#dconstruct09: adam greenfield – elements of a networked urbanism

It is our first time at dConstruct in Brighton, and its fifth edition. Let’s see what we pick up other than first impression—wow, this is a larger audience than imagined!

Adam Greenfield – Elements of a Networked Urbanism

By end of 2008, more then half the world’s human population lived in cities (U.N.). By end end of 2012, networked sensors will account for 20% of non-video Internet traffic (Gartner)

Cities as open APIs, where every resource has a 128 bit address, if not its every component. A world of dynamic responses, its constants becoming variable (building membrane responding to CO2 levels or a road responding to traffic).

If everything is so adaptable, isn’t there going to be a loss of sense of space for people? If latent information becomes explicit, aren’t we going to become uncomfortable (imagine you have TOO MUCH information about your local restaurant and pub and police force)?

Moving from a browse behavior to a search behavior, from a held information environment to a shared one: curating and re-releasing things, like packages of urban experience (e.g. secret information now: where to get shirts ironed fast and cheaply). From object to service, from vehicle to mobility, from ownership to use.

What if information, including personal history, never expires anymore, but persists? What if, at the same time, we are not longer passive but interactive, actively engaging in curating our city? What if wayfinding turns into wayshowing (take this subway car to exit onto that street—makes me think of Tube Exits, the iPhone app). However, this can be disempowering, as technology fails—all networks fail.

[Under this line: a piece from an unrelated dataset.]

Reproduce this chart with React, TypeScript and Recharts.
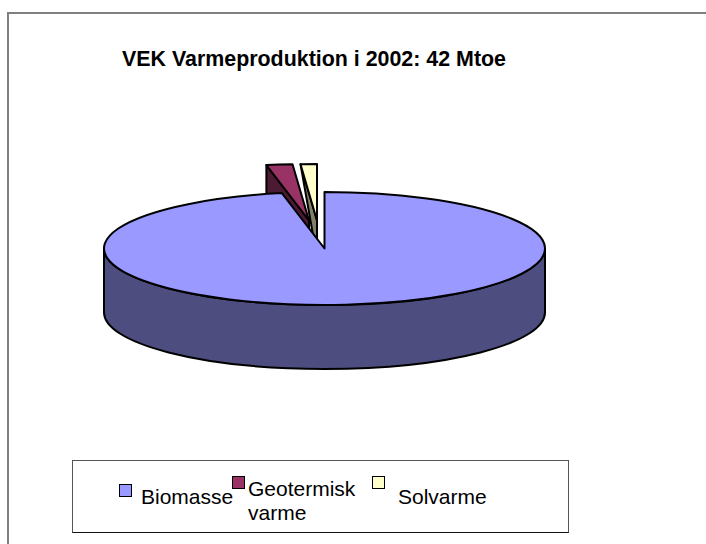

A city of such potential, fully networked to the point of garbage bin RFID chips, is being build in Korea: New Songdo City is a U-City = ubiquitous city (see ubiquitous computing).

Transition from community to network is troublesome. Community exists through cohesion based on plausible liability, on the nodding conversation level, and the interesting things happen where there’s a gap: in income, in habits, in ethnicity, etc. The current urban trend towards homogenization in a SN type of network fashion (do think Facebook) is threatening: too much information on your neighbors ruins community, too explicit knowledge (this neighborhood is Tory or Scientologic) creates a suburban feeling, rather than the urban one we were after when we decided to live in a city.

To avoid these mistakes, we need good urban design, we need to bring, next to technology, the best human contributions: intelligence, sensitivity, tact, delicacy. We need to contribute in design ourselves and become a constituent rather than a consumer.

Thoughts? Definitely a good coming together of various concepts and theories. I hoped, however, that there would be more about the future rather than the present.